Systemic expansion of CD11b⁺ Gr-1⁺ IMCs may either be due to differences in the expression of tumor-derived factors regulating myelopoiesis and/or mobilization of cells from the bone marrow or may occur as a consequence of intrinsic differences in the response of myeloid cells to these factors. Interestingly, intratumoral expression of VEGF-A, IL-6, and GM-CSF, known inducers of host myelopoiesis in pathology (5, 6), and of CXCL12, which supports myeloid mobilization and recruitment to the tumor site (6, 43), were similar in tumors in cryab^−/− and wild-type mice. Instead, we found a significant shift in ex vivo differentiation of cryab^−/− bone marrow-derived CD11b⁺ Gr-1⁺ cells in the presence of ATRA, with a decrease in the number of Ly6G⁺ granulocytic cells and concomitant increase in Ly6G⁻Ly6C⁺ monocytic cells. Although ex vivo treatment with ATRA does not fully recapitulate the complex processes in the bone marrow microenvironment in a tumor-bearing host, these data still suggest that αB-crystallin modulates tumor-induced expansion of IMCs through an intrinsic mechanism, which is in line with the prominent expression of αB-crystallin in immature CD11b⁺ Gr-1⁺ cells. Interestingly, Arac et al. (21) recently reported that increased inflammation in stroke lesions could be partly transferred to wild-type mice by transplantation of cryab^−/− bone marrow, which further supports our hypothesis that the anti-inflammatory activity of αB-crystallin is at least partly due to an intrinsic function in hematopoietic cells. Molecularly, αB-crystallin has previously been implicated in cell cycle regulation, more specifically, in the ubiquitination and breakdown of cyclin D1 (12). Also, lens epithelial cells derived from cryab^−/− mice have been reported to be hyperproliferative, to be genomically unstable, and to have an impaired p53 checkpoint (44, 45). However, further investigations are needed to describe the precise molecular mechanism how αB-crystallin modulates expansion and/or differentiation of myeloid cells.

In summary, our data suggest that αB-crystallin limits myeloid expansion during tumor development and in chronic inflammatory conditions in a cell-intrinsic manner, which needs to be considered if αB-crystallin should be used as a therapeutic target. Inhibition of αB-crystallin function might be beneficial for cancer therapy due to reduction in angiogenesis, but adverse effects due to increased myeloid expansion, inflammation, and possibly immune suppression might outweigh these benefits. On the other hand, increased numbers of IMCs might have beneficial effects in some pathological conditions, such as sepsis, type 1 diabetes, or organ transplantation (46–49).
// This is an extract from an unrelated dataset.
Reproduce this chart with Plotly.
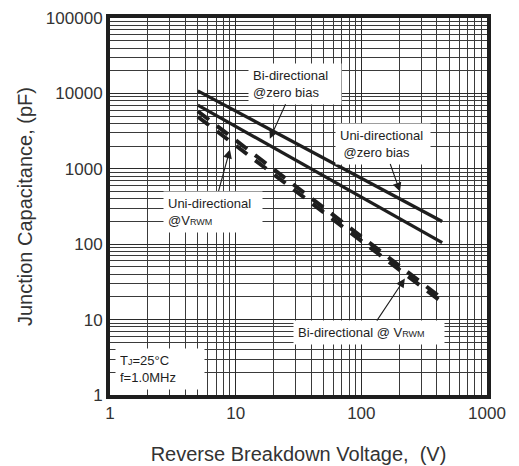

Furthermore, IMCs may contribute to tissue repair and revascularization after injury. Interestingly, cryab^−/− mice have been shown to have better heart recovery and performance after myocardial infarction than wild-type mice (50), and it is tempting to speculate that increased IMC expansion contributes to this effect. Thus, further studies are warranted to investigate whether increased IMC expansion by targeting αB-crystallin can be exploited clinically.